What the exercise asks - Don't include pictures. Quote the lines below from the first through the line that contains "6.4, 6.5, 7.0];".

** Start **

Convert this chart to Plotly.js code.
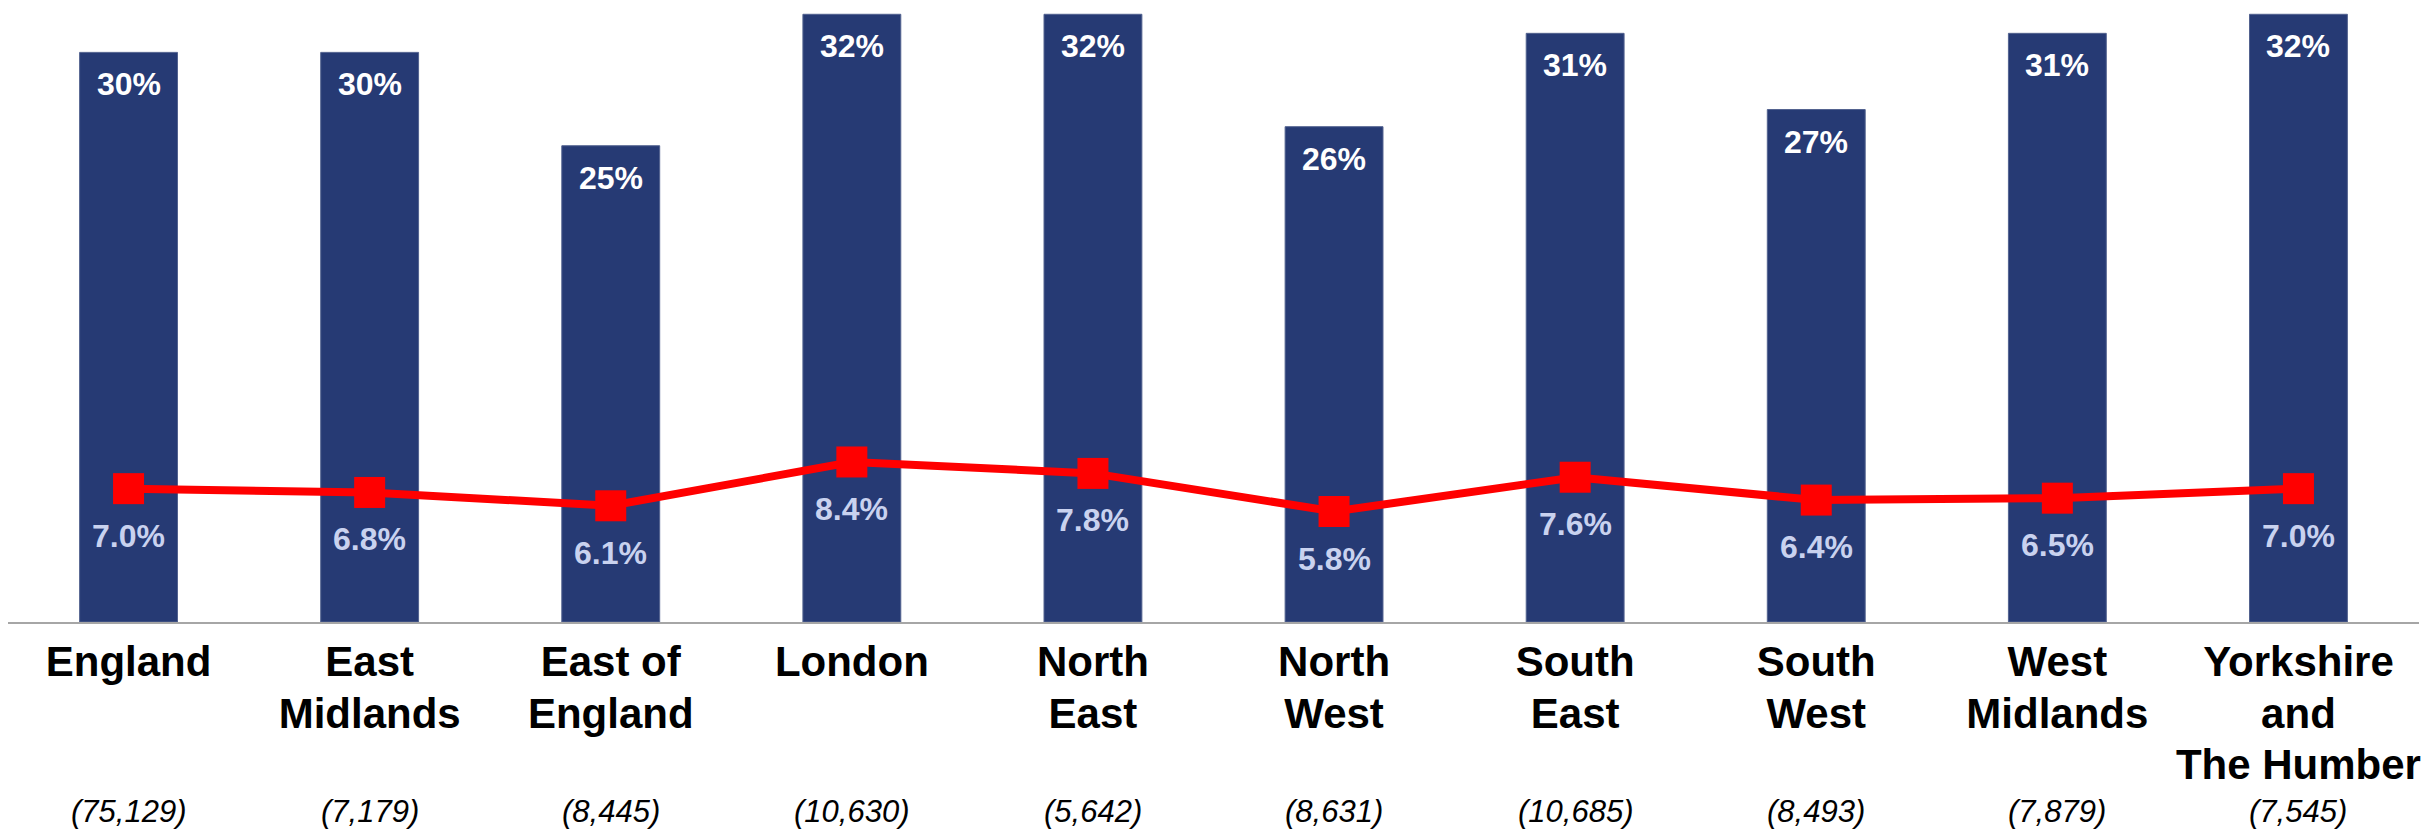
<!DOCTYPE html>
<html>
<head>
<meta charset="utf-8">
<script src="https://cdn.plot.ly/plotly-3.0.1.min.js"></script>
<style>
  html, body { margin: 0; padding: 0; background: #ffffff; }
  #chart { width: 2425px; height: 832px; }
</style>
</head>
<body>
<div id="chart"></div>
<script>
// ---- data ----
const regions = ['England', 'East Midlands', 'East of England', 'London', 'North East',
                 'North West', 'South East', 'South West', 'West Midlands', 'Yorkshire and The Humber'];
const tickLabels = ['England', 'East<br>Midlands', 'East of<br>England', 'London', 'North<br>East',
                    'North<br>West', 'South<br>East', 'South<br>West', 'West<br>Midlands', 'Yorkshire<br>and<br>The Humber'];
const sampleSizes = ['(75,129)', '(7,179)', '(8,445)', '(10,630)', '(5,642)',
                     '(8,631)', '(10,685)', '(8,493)', '(7,879)', '(7,545)'];
const barValues = [29.9, 29.9, 25.0, 31.9, 31.9, 26.0, 30.9, 26.9, 30.9, 31.9];
const lineValues = [7.0, 6.8, 6.1, 8.4, 7.8, 5.8, 7.6, 6.4, 6.5, 7.0];

// ---- styles ----
const FONT = 'Liberation Sans, Arial, Helvetica, sans-serif';
const NAVY = '#263a74';
const RED = '#ff0000';

const barTrace = {
  type: 'bar',
  x: regions,
  y: barValues,
  width: 0.406,
  marker: { color: NAVY, line: { color: '#52628f', width: 1 } },
  hoverinfo: 'x+y',
  showlegend: false
};

const lineTrace = {
  type: 'scatter',
  mode: 'lines+markers',
  x: regions,
  y: lineValues,
  line: { color: RED, width: 8 },
  marker: { symbol: 'square', size: 31, color: RED },
  hoverinfo: 'x+y',
  showlegend: false
};

const annotations = [];
regions.forEach((r, i) => {
  annotations.push({
    x: r, y: barValues[i], xref: 'x', yref: 'y',
    text: '<b>' + Math.round(barValues[i]) + '%</b>',
    showarrow: false, yanchor: 'middle', xanchor: 'center', yshift: -32,
    font: { family: FONT, size: 32, color: '#ffffff' }
  });
  annotations.push({
    x: r, y: lineValues[i], xref: 'x', yref: 'y',
    text: '<b>' + lineValues[i].toFixed(1) + '%</b>',
    showarrow: false, yanchor: 'middle', xanchor: 'center', yshift: -47,
    font: { family: FONT, size: 32, color: '#c9d2ef' }
  });
  annotations.push({
    x: r, y: 0, xref: 'x', yref: 'paper',
    text: '<i>' + sampleSizes[i] + '</i>',
    showarrow: false, yanchor: 'middle', xanchor: 'center', yshift: -189,
    font: { family: FONT, size: 31, color: '#000000' }
  });
});

// tick labels: glyphs at 42px, line pitch from the 39.5px base font (tighter spacing like the reference)
const styledTicks = tickLabels.map(t =>
  t.split('<br>').map(line => '<span style="font-size:42px"><b>' + line + '</b></span>').join('<br>'));

const layout = {
  width: 2425,
  height: 832,
  margin: { l: 8, r: 6, t: 0, b: 210, pad: 0 },
  paper_bgcolor: '#ffffff',
  plot_bgcolor: '#ffffff',
  showlegend: false,
  xaxis: {
    type: 'category',
    range: [-0.5, 9.5],
    tickvals: regions,
    ticktext: styledTicks,
    ticks: '',
    ticklabelstandoff: 5,
    tickfont: { family: FONT, size: 39.5, color: '#000000' },
    showline: true,
    linecolor: '#a6a6a6',
    linewidth: 2,
    showgrid: false,
    zeroline: false,
    fixedrange: true
  },
  yaxis: {
    range: [0, 32.65],
    visible: false,
    showgrid: false,
    zeroline: false,
    fixedrange: true
  },
  annotations: annotations
};

Plotly.newPlot('chart', [barTrace, lineTrace], layout, { displayModeBar: false, staticPlot: true });
</script>
</body>
</html>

** End **

Solution to this exercise -
Convert this chart to Plotly.js code.
<!DOCTYPE html>
<html>
<head>
<meta charset="utf-8">
<script src="https://cdn.plot.ly/plotly-3.0.1.min.js"></script>
<style>
  html, body { margin: 0; padding: 0; background: #ffffff; }
  #chart { width: 2425px; height: 832px; }
</style>
</head>
<body>
<div id="chart"></div>
<script>
// ---- data ----
const regions = ['England', 'East Midlands', 'East of England', 'London', 'North East',
                 'North West', 'South East', 'South West', 'West Midlands', 'Yorkshire and The Humber'];
const tickLabels = ['England', 'East<br>Midlands', 'East of<br>England', 'London', 'North<br>East',
                    'North<br>West', 'South<br>East', 'South<br>West', 'West<br>Midlands', 'Yorkshire<br>and<br>The Humber'];
const sampleSizes = ['(75,129)', '(7,179)', '(8,445)', '(10,630)', '(5,642)',
                     '(8,631)', '(10,685)', '(8,493)', '(7,879)', '(7,545)'];
const barValues = [29.9, 29.9, 25.0, 31.9, 31.9, 26.0, 30.9, 26.9, 30.9, 31.9];
const lineValues = [7.0, 6.8, 6.1, 8.4, 7.8, 5.8, 7.6, 6.4, 6.5, 7.0];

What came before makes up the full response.